Canon wars!!:devil:
Just out of curiosity, is the Errata 7 considered canon or not? 'Cause, I'm thinking if this is an argument over what IS, and Errata's canon, then there's nothing to argue over: Regina's TL12 per Errata, end of story. Which is not how I would have handled it - explaining to a player why the data in his deeply cherished, much beloved, carefully protected vintage copy of the rulebook isn't really the rule anymore, is just a pain in the kabongas - but I don't get a vote on stuff like that; I'm just some guy with way too much free time on his hands.
However, if this is an argument over what SHOULD BE, then it SHOULD BE whatever suits your fancy. Some of us like TL12 1105 Regina but, clearly, some of us don't.
I don't recall a rule that allows you to split forces in the way you describe - I was under the impression they stacked and you use the tables for the combined factor...
FFW: Regina has a 1C-10 Colonial corps marker, little red square with white print, available for transport to other worlds. In addition, Regina has 15C (1500) native defense batallions reflected on the game map. Two distinct units. Meanwhile, the 4518th is set as six separate 1-batallion units - tough little puppies, 5 of them are armored and all six are elites, so the six of them are worth 22 regular batallions.
"A firing unit may split its combat factor to fire at several units. A unit is not required to fire during surface combat, but enemy units may attack it even if it does not fire. Each unit is attacked separately; two or more units may not be attacked in a combined attack. ... There is no requirement that all enemy units at a world be attacked ..."

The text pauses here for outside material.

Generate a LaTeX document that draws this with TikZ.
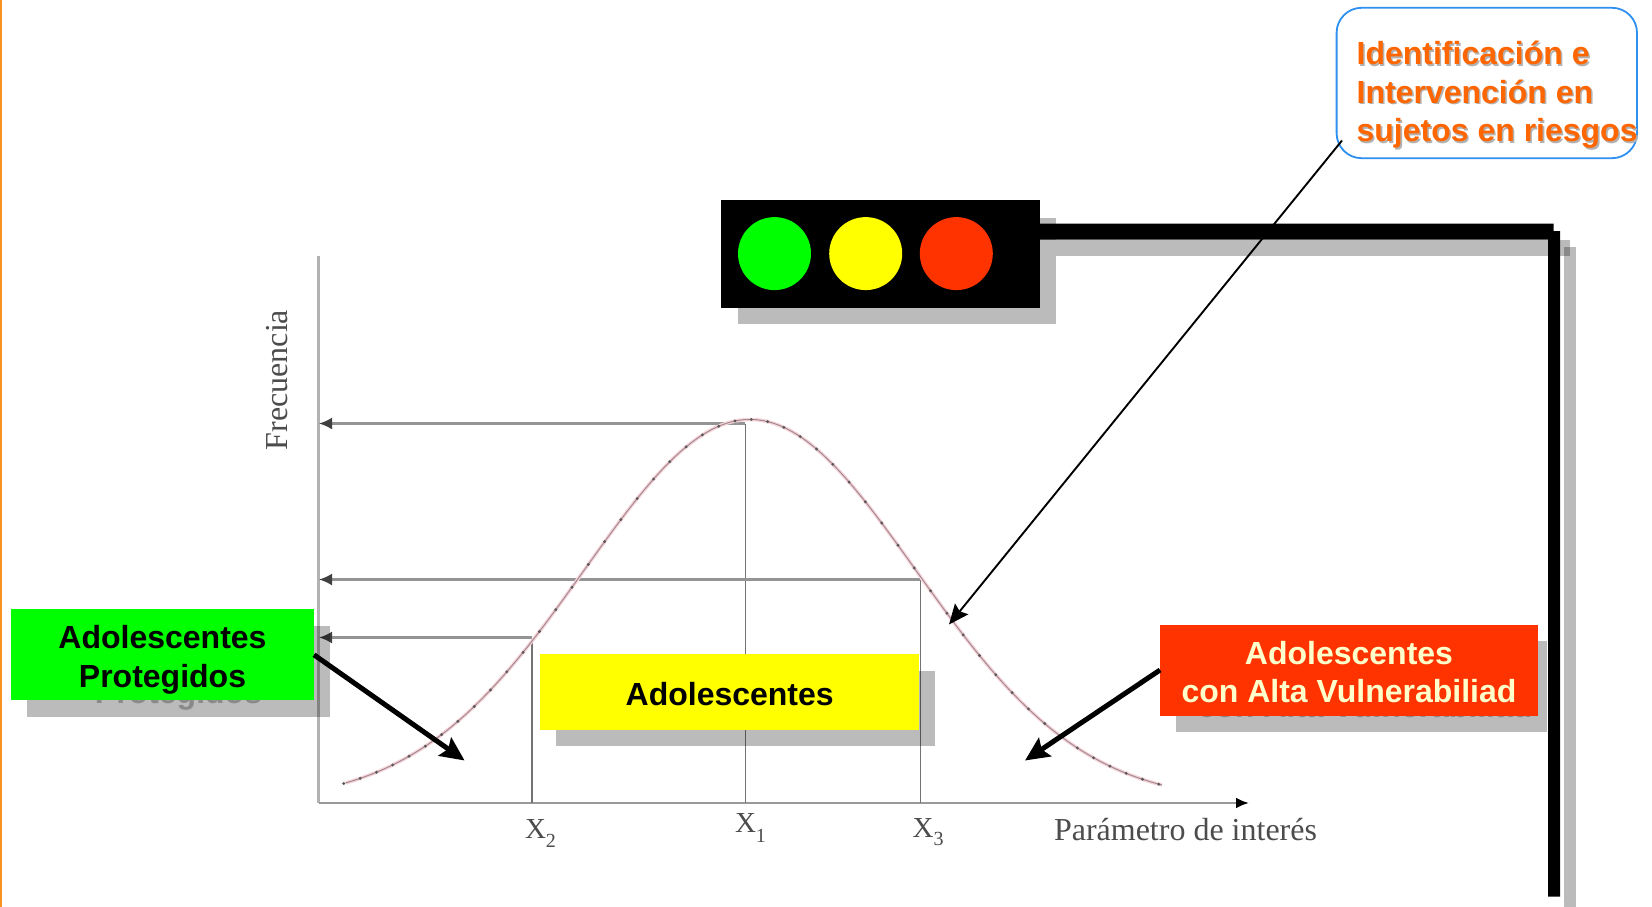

The net effect is that the Regina force has quite a bit of latitude as to how to divide its attack. Certainly the 1C-10 unit can divide its attack among the 6 (or fewer) Marine units while the planetary batallions sat the battle out - but that would not save the planetary batallions from being attacked in turn, so there's not much point in this context. Makes more sense if there's a TL difference among attackers, since the combined attack is governed by the tech level of the contributor with the lowest tech level; you want that low tech unit sitting out when he reduces the odds too much for your high tech unit.
So ... sure you can, but there's no point in it.
Basically you've got 1600 batallions against 6 elites, 5 of which are armored. At TL-10 - and unless they are unusually lucky or reinforcements arrive (barring bad luck, the battle takes more than a month to conclude, adequate time to send for help if you've got a ship with good "legs") - it's Thermopylae, not Rourke's Drift. Marines lose, but roughly half the Reginans on average go home in pine boxes after a fight that's going to become the stuff of legends. Of course, that's not factoring in the SDBs or the ten Colonial cruisers at the naval base.
Politically, I can't help thinking the Reginans'd be having second thoughts after the first couple hundred thousand casualties; losing over a thousand men for every enemy APC destroyed tends to sap morale. However, I still haven't quite figured out what would persuade ALL the planet's native forces AND the colonial expeditionary corps to turn against the Duke, especially when the likely result - win or lose - is an Imperial fleet overhead while additional Marine units land to squash the revolt and track down the ringleaders. Does not do to let people get away with that kind of thing, even if they have the best of reasons - at least not in my TU. Strikes me that with the full weight of Imperial authority behind him, the Duke doesn't need to restrain the local tech advancement - and without it, the Duke should be more concerned with external enemies than internal dissent.